Declaration of interest statement
No potential conflict of interest was reported by the author.
[1] For this reason, some readers try to distinguish between BL and bara; the former is believed to cater to female readers and differs significantly from the latter, which is another genre focusing on male same-sex relationships but is created for gay male audiences.
[2] This issue was addressed in the yaoi ronsō (yaoi dispute) during the 1990s. For more information about this dispute, see Wim Lunsing (2006).
[3] See Prasannam (2024).
[4] For discussion on the rise of BL media in Thailand, see Prasannam (2019) and Bunyavejchewin (2022).
[5] The logic of the statement is less clear in the translated version. In the Thai version, the sentence reads “ไทน์? ถ้าคนที่เป็นลีดมอปีล่าสุด เรายอมอ่ะ โคตรน่ารักเลย” (278). This statement means that the speaker is ready to concede and accept that Sarawat is in love with Tine, because Tine is very cute.

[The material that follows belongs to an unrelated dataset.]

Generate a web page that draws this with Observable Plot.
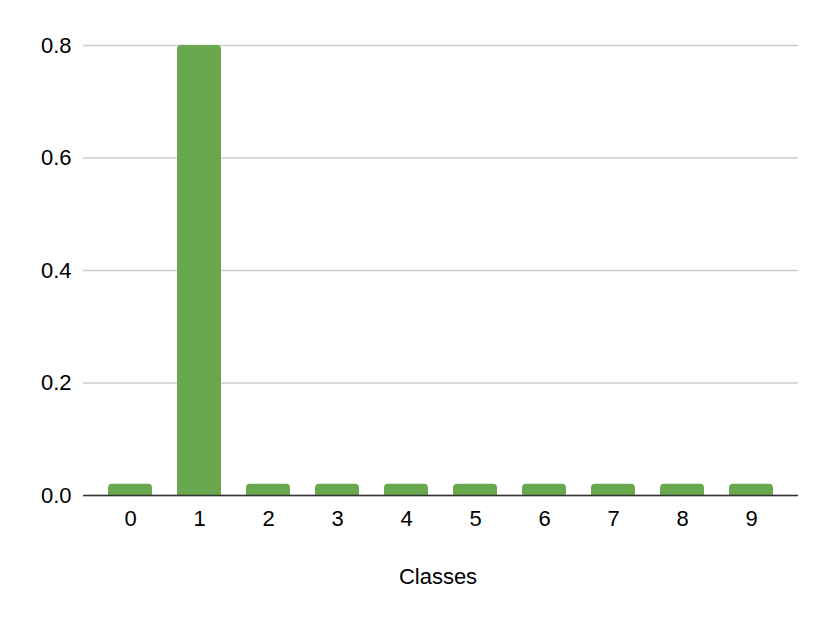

[6] I should note here that in The Cool-Kawaii (2011) Thorsten Botz-Bornstein asserts that the word cute is not the equivalent of the Japanese word kawaii (41). I deem it important to acknowledge this point; nevertheless, in the context of my argument, I would like to maintain that both words as well as the word narak in Thai are conceptually close and share comparable pragmatic functions. That is, all of them can be used interjectively when one encounters an affectively pleasing entity and wishes to stress the harmless satisfaction they experience from it.